▶ Problem
For the copy, please give all of the data again exactly and leave the pictures out.

▶ Supplied material
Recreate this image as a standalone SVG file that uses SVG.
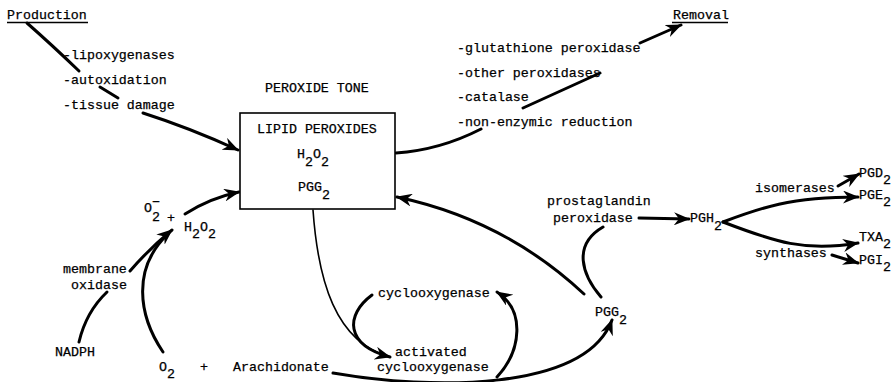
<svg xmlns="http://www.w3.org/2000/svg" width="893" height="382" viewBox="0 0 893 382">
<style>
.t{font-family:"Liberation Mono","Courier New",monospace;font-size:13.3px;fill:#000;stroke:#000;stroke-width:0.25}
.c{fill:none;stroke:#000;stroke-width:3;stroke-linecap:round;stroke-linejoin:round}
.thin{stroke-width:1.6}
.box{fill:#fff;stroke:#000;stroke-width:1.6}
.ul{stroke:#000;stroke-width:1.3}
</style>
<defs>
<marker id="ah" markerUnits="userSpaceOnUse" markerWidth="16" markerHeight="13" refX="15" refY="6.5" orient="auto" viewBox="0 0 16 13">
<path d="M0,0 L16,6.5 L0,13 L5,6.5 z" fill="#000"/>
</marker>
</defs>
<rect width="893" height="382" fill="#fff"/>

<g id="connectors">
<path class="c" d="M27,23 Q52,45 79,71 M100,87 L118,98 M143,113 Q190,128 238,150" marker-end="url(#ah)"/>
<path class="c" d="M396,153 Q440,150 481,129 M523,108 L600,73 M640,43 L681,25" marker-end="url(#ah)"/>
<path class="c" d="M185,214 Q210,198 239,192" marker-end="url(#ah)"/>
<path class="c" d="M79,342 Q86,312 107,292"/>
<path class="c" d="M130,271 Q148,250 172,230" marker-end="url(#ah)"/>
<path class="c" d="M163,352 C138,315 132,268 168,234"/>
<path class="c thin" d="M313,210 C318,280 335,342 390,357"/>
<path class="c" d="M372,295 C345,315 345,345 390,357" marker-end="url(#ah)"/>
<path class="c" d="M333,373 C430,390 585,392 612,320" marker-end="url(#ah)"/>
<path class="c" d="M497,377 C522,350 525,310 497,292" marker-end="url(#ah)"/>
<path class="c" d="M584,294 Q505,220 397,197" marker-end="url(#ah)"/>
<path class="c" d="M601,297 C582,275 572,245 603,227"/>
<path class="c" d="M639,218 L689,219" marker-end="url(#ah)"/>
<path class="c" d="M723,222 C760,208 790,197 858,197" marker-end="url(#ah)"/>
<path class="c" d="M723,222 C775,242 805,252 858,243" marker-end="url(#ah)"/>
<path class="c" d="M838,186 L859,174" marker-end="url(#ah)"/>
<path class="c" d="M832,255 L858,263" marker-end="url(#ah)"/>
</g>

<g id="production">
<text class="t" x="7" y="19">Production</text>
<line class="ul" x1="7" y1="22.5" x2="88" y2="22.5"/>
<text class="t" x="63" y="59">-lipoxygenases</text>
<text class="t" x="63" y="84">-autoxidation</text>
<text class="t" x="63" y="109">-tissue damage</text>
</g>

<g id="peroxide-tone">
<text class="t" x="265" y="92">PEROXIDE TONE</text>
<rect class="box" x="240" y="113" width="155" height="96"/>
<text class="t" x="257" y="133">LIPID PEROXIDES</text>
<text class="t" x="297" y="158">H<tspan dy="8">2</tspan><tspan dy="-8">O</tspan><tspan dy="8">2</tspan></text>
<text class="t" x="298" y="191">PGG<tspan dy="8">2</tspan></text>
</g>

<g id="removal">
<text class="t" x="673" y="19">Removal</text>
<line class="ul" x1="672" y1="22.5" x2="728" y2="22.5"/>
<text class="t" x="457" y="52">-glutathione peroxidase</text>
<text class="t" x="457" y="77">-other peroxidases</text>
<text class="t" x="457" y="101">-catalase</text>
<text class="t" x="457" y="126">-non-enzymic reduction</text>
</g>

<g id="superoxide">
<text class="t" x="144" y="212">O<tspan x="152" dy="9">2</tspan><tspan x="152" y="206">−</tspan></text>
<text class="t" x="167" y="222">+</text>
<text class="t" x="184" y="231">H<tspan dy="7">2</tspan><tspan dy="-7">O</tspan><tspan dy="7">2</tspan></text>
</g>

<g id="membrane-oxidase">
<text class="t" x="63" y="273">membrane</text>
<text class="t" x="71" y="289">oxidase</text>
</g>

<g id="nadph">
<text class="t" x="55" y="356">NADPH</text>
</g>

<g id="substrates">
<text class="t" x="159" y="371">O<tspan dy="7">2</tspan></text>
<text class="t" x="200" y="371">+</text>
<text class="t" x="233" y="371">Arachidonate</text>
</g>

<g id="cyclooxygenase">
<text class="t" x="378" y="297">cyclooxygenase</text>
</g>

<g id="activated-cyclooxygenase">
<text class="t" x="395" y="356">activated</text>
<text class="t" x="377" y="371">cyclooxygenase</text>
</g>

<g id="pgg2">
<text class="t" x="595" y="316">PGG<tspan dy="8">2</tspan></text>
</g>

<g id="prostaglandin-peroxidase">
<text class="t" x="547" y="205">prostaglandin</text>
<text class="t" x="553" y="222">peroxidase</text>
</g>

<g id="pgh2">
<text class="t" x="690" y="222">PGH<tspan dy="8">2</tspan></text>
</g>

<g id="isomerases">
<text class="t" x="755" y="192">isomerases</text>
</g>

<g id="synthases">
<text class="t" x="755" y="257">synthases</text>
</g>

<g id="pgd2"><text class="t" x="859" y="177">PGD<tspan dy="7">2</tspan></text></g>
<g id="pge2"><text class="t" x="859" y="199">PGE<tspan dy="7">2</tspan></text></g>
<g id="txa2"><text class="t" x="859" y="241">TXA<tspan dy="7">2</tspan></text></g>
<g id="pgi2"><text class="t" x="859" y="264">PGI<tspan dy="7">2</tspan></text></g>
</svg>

▶ Full output
Recreate this image as a standalone SVG file that uses SVG.
<svg xmlns="http://www.w3.org/2000/svg" width="893" height="382" viewBox="0 0 893 382">
<style>
.t{font-family:"Liberation Mono","Courier New",monospace;font-size:13.3px;fill:#000;stroke:#000;stroke-width:0.25}
.c{fill:none;stroke:#000;stroke-width:3;stroke-linecap:round;stroke-linejoin:round}
.thin{stroke-width:1.6}
.box{fill:#fff;stroke:#000;stroke-width:1.6}
.ul{stroke:#000;stroke-width:1.3}
</style>
<defs>
<marker id="ah" markerUnits="userSpaceOnUse" markerWidth="16" markerHeight="13" refX="15" refY="6.5" orient="auto" viewBox="0 0 16 13">
<path d="M0,0 L16,6.5 L0,13 L5,6.5 z" fill="#000"/>
</marker>
</defs>
<rect width="893" height="382" fill="#fff"/>

<g id="connectors">
<path class="c" d="M27,23 Q52,45 79,71 M100,87 L118,98 M143,113 Q190,128 238,150" marker-end="url(#ah)"/>
<path class="c" d="M396,153 Q440,150 481,129 M523,108 L600,73 M640,43 L681,25" marker-end="url(#ah)"/>
<path class="c" d="M185,214 Q210,198 239,192" marker-end="url(#ah)"/>
<path class="c" d="M79,342 Q86,312 107,292"/>
<path class="c" d="M130,271 Q148,250 172,230" marker-end="url(#ah)"/>
<path class="c" d="M163,352 C138,315 132,268 168,234"/>
<path class="c thin" d="M313,210 C318,280 335,342 390,357"/>
<path class="c" d="M372,295 C345,315 345,345 390,357" marker-end="url(#ah)"/>
<path class="c" d="M333,373 C430,390 585,392 612,320" marker-end="url(#ah)"/>
<path class="c" d="M497,377 C522,350 525,310 497,292" marker-end="url(#ah)"/>
<path class="c" d="M584,294 Q505,220 397,197" marker-end="url(#ah)"/>
<path class="c" d="M601,297 C582,275 572,245 603,227"/>
<path class="c" d="M639,218 L689,219" marker-end="url(#ah)"/>
<path class="c" d="M723,222 C760,208 790,197 858,197" marker-end="url(#ah)"/>
<path class="c" d="M723,222 C775,242 805,252 858,243" marker-end="url(#ah)"/>
<path class="c" d="M838,186 L859,174" marker-end="url(#ah)"/>
<path class="c" d="M832,255 L858,263" marker-end="url(#ah)"/>
</g>

<g id="production">
<text class="t" x="7" y="19">Production</text>
<line class="ul" x1="7" y1="22.5" x2="88" y2="22.5"/>
<text class="t" x="63" y="59">-lipoxygenases</text>
<text class="t" x="63" y="84">-autoxidation</text>
<text class="t" x="63" y="109">-tissue damage</text>
</g>

<g id="peroxide-tone">
<text class="t" x="265" y="92">PEROXIDE TONE</text>
<rect class="box" x="240" y="113" width="155" height="96"/>
<text class="t" x="257" y="133">LIPID PEROXIDES</text>
<text class="t" x="297" y="158">H<tspan dy="8">2</tspan><tspan dy="-8">O</tspan><tspan dy="8">2</tspan></text>
<text class="t" x="298" y="191">PGG<tspan dy="8">2</tspan></text>
</g>

<g id="removal">
<text class="t" x="673" y="19">Removal</text>
<line class="ul" x1="672" y1="22.5" x2="728" y2="22.5"/>
<text class="t" x="457" y="52">-glutathione peroxidase</text>
<text class="t" x="457" y="77">-other peroxidases</text>
<text class="t" x="457" y="101">-catalase</text>
<text class="t" x="457" y="126">-non-enzymic reduction</text>
</g>

<g id="superoxide">
<text class="t" x="144" y="212">O<tspan x="152" dy="9">2</tspan><tspan x="152" y="206">−</tspan></text>
<text class="t" x="167" y="222">+</text>
<text class="t" x="184" y="231">H<tspan dy="7">2</tspan><tspan dy="-7">O</tspan><tspan dy="7">2</tspan></text>
</g>

<g id="membrane-oxidase">
<text class="t" x="63" y="273">membrane</text>
<text class="t" x="71" y="289">oxidase</text>
</g>

<g id="nadph">
<text class="t" x="55" y="356">NADPH</text>
</g>

<g id="substrates">
<text class="t" x="159" y="371">O<tspan dy="7">2</tspan></text>
<text class="t" x="200" y="371">+</text>
<text class="t" x="233" y="371">Arachidonate</text>
</g>

<g id="cyclooxygenase">
<text class="t" x="378" y="297">cyclooxygenase</text>
</g>

<g id="activated-cyclooxygenase">
<text class="t" x="395" y="356">activated</text>
<text class="t" x="377" y="371">cyclooxygenase</text>
</g>

<g id="pgg2">
<text class="t" x="595" y="316">PGG<tspan dy="8">2</tspan></text>
</g>

<g id="prostaglandin-peroxidase">
<text class="t" x="547" y="205">prostaglandin</text>
<text class="t" x="553" y="222">peroxidase</text>
</g>

<g id="pgh2">
<text class="t" x="690" y="222">PGH<tspan dy="8">2</tspan></text>
</g>

<g id="isomerases">
<text class="t" x="755" y="192">isomerases</text>
</g>

<g id="synthases">
<text class="t" x="755" y="257">synthases</text>
</g>

<g id="pgd2"><text class="t" x="859" y="177">PGD<tspan dy="7">2</tspan></text></g>
<g id="pge2"><text class="t" x="859" y="199">PGE<tspan dy="7">2</tspan></text></g>
<g id="txa2"><text class="t" x="859" y="241">TXA<tspan dy="7">2</tspan></text></g>
<g id="pgi2"><text class="t" x="859" y="264">PGI<tspan dy="7">2</tspan></text></g>
</svg>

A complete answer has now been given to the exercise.